Abstract The electrocatalysis of ethylene glycol oxidation (EGO) by platinum (Pt) or/and palladium (Pd) metal nanoparticles supported on three conducting polymers, poly-1,5-diaminonaphthalene (p-1,5-DAN), poly-1,8-diaminonaphthalene (p-1,8-DAN), and poly-1,2 diaminoanthraquinone (p-1,2-DAAQ) on a glassy carbon (GC) electrode was investigated at room temperature under a constant electrolyte flow using in situ differential electrochemical mass spectrometry (DEMS). The impact of the three different polymers as support materials on the catalytic activity of EGO was examined.

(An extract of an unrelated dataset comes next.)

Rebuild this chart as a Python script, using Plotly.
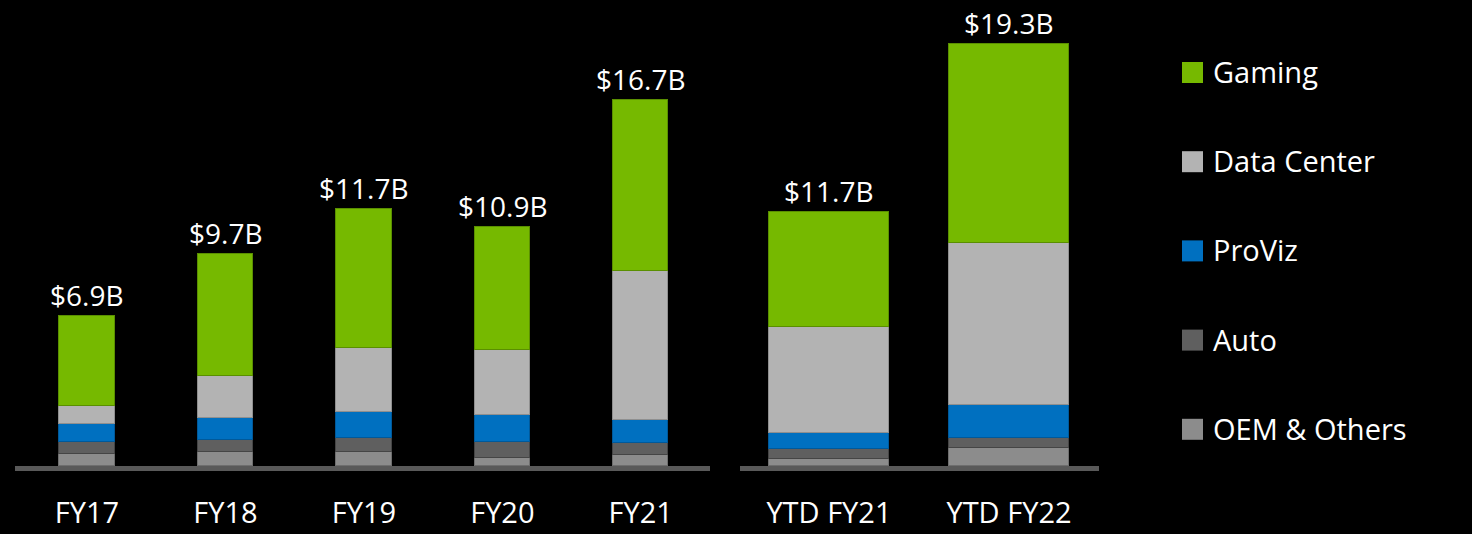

During potentiodynamic measurements, both the faradaic current and the ionic signals corresponding to carbon dioxide (CO2) formation were continuously monitored. For the different catalysts, it was found that EG adsorption was prevented at very low potentials due to blocking by the underpotential deposition of hydrogen species and dissociative adsorption was enhanced upon an increase in the potential. During EGO, CO2 evolution was prohibited at the onset of OHad formation at the surface. A quantitative comparison of CO2 formation was evaluated for these modified conducting polymers. The trend in the current efficiency with respect to CO2 formation was found to be in the order of Pt/Pd/p-1,8-DAN/GC > Pt/Pd/p-1,5-DAN/GC > Pt/Pd/p-1,2-DAAQ/GC (shell–core). The current efficiency of CO2 production at the Pt/Pd/p-1,8-DAN/GC electrode was recorded as 87.5%, which is higher than reported in the literature. The roles played by the three studied polymers are discussed in this study, in which P-1,8-DAN shows excellent behavior as an attractive material for supporting metal nanoparticles due to its high active surface area and high electrical conductivity.